The patch would then look something like this:

--- a/drivers/mtd/nand/nand_base.c
+++ b/drivers/mtd/nand/nand_base.c
@@ -544,23 +544,32 @@ static void panic_nand_wait_ready(struct mtd_info *mtd, unsigned long timeo)
 	}
 }
 
-/* Wait for the ready pin, after a command. The timeout is caught later. */
+/**
+ * nand_wait_ready - [GENERIC] Wait for the ready pin after commands.
+ * @mtd: MTD device structure
+ *
+ * Wait for the ready pin after a command, and warn if a timeout occurs.
+ */
 void nand_wait_ready(struct mtd_info *mtd)
 {
 	struct nand_chip *chip = mtd->priv;
-	unsigned long timeo = jiffies + msecs_to_jiffies(20);
+	unsigned long timeo = 400;
 
 	/* 400ms timeout */
 	if (in_interrupt() || oops_in_progress)
-		return panic_nand_wait_ready(mtd, 400);
+		return panic_nand_wait_ready(mtd, timeo);
 
 	led_trigger_event(nand_led_trigger, LED_FULL);
 	/* Wait until command is processed or timeout occurs */
+	timeo = jiffies + msecs_to_jiffies(timeo);
 	do {
 		if (chip->dev_ready(mtd))
-			break;
-		touch_softlockup_watchdog();
+			goto out;
+		cond_resched();
 	} while (time_before(jiffies, timeo));
+
+	pr_warn_ratelimited("timeout while waiting for chip to become ready\n");
+out:
 	led_trigger_event(nand_led_trigger, LED_OFF);
 }
 EXPORT_SYMBOL_GPL(nand_wait_ready);
@@ -886,15 +895,12 @@ static void panic_nand_wait(struct mtd_info *mtd, struct nand_chip *chip,
  * @mtd: MTD device structure
  * @chip: NAND chip structure
  *
- * Wait for command done. This applies to erase and program only. Erase can
- * take up to 400ms and program up to 20ms according to general NAND and
- * SmartMedia specs.
+ * Wait for command done. This applies to erase and program only.
  */
 static int nand_wait(struct mtd_info *mtd, struct nand_chip *chip)
 {
-
-	int status, state = chip->state;
-	unsigned long timeo = (state == FL_ERASING ? 400 : 20);
+	int status;
+	unsigned long timeo = 400;
 
 	led_trigger_event(nand_led_trigger, LED_FULL);
 
@@ -910,7 +916,7 @@ static int nand_wait(struct mtd_info *mtd, struct nand_chip *chip)

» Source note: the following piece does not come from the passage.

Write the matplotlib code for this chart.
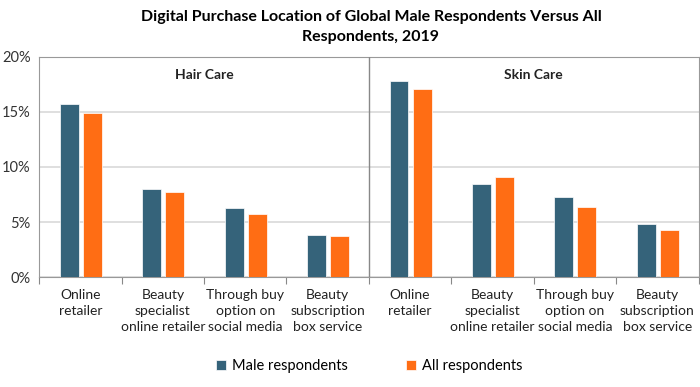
import matplotlib
matplotlib.use("Agg")
import matplotlib.pyplot as plt
import numpy as np

plt.rcParams['font.family'] = ['Lato', 'DejaVu Sans']

groups = ["Hair Care", "Skin Care"]
categories = ["Online\nretailer", "Beauty\nspecialist\nonline retailer",
              "Through buy\noption on\nsocial media", "Beauty\nsubscription\nbox service"]
male = [15.7, 8.0, 6.3, 3.8, 17.8, 8.5, 7.3, 4.8]
all_resp = [14.9, 7.7, 5.7, 3.7, 17.1, 9.1, 6.4, 4.3]

c_male = "#35637a"
c_all = "#ff6d14"

fig = plt.figure(figsize=(7, 3.87), dpi=100)
ax = fig.add_axes([0.056, 0.284, 0.942, 0.569])

x = np.arange(len(male))
w = 0.23
ax.bar(x - 0.135, male, w, color=c_male, edgecolor="white", linewidth=0.5,
       label="Male respondents", zorder=3)
ax.bar(x + 0.145, all_resp, w, color=c_all, edgecolor="white", linewidth=0.5,
       label="All respondents", zorder=3)

ax.set_xlim(-0.5, len(male) - 0.5)
ax.set_ylim(0, 20)
ax.set_yticks([0, 5, 10, 15, 20])
ax.set_yticklabels([f"{v}%" for v in [0, 5, 10, 15, 20]], fontsize=10.5, color="#333333")
ax.yaxis.grid(True, color="#d9d9d9", linewidth=1.2, zorder=0)
ax.tick_params(axis="y", length=0, pad=6)

# tick marks at category boundaries
ax.set_xticks(np.arange(len(male) + 1) - 0.5)
ax.set_xticklabels([])
ax.tick_params(axis="x", direction="out", length=5, color="#888888")
for i in range(len(male)):
    ax.text(i, -1.1, categories[i % 4], ha="center", va="top", fontsize=10,
            color="#222222", linespacing=1.4)

for s in ax.spines.values():
    s.set_color("#999999")
ax.axvline(3.5, color="#888888", linewidth=1, zorder=4)

for gi, g in enumerate(groups):
    ax.text(1.5 + 4 * gi, 18.4, g, ha="center", va="center", fontsize=10,
            fontweight="bold", color="#222222")

fig.text(0.53, 0.93, "Digital Purchase Location of Global Male Respondents Versus All\nRespondents, 2019",
         ha="center", va="center", fontsize=11.5, fontweight="bold", linespacing=1.55)

ax.legend(loc="center", bbox_to_anchor=(0.5, -0.405), ncol=2, frameon=False,
          fontsize=10.5, handlelength=0.7, handleheight=0.7, columnspacing=4, handletextpad=0.4)

fig.savefig("out.png", dpi=100)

 		panic_nand_wait(mtd, chip, timeo);
 	else {
 		timeo = jiffies + msecs_to_jiffies(timeo);
-		while (time_before(jiffies, timeo)) {
+		do {
 			if (chip->dev_ready) {
 				if (chip->dev_ready(mtd))
 					break;
@@ -919,7 +925,7 @@ static int nand_wait(struct mtd_info *mtd, struct nand_chip *chip)
 					break;
 			}
 			cond_resched();
-		}
+		} while (time_before(jiffies, timeo));
 	}
 	led_trigger_event(nand_led_trigger, LED_OFF);
 
-- 

Tested locally and works just as good as the hrtimer patch that I sent out a couple of months ago.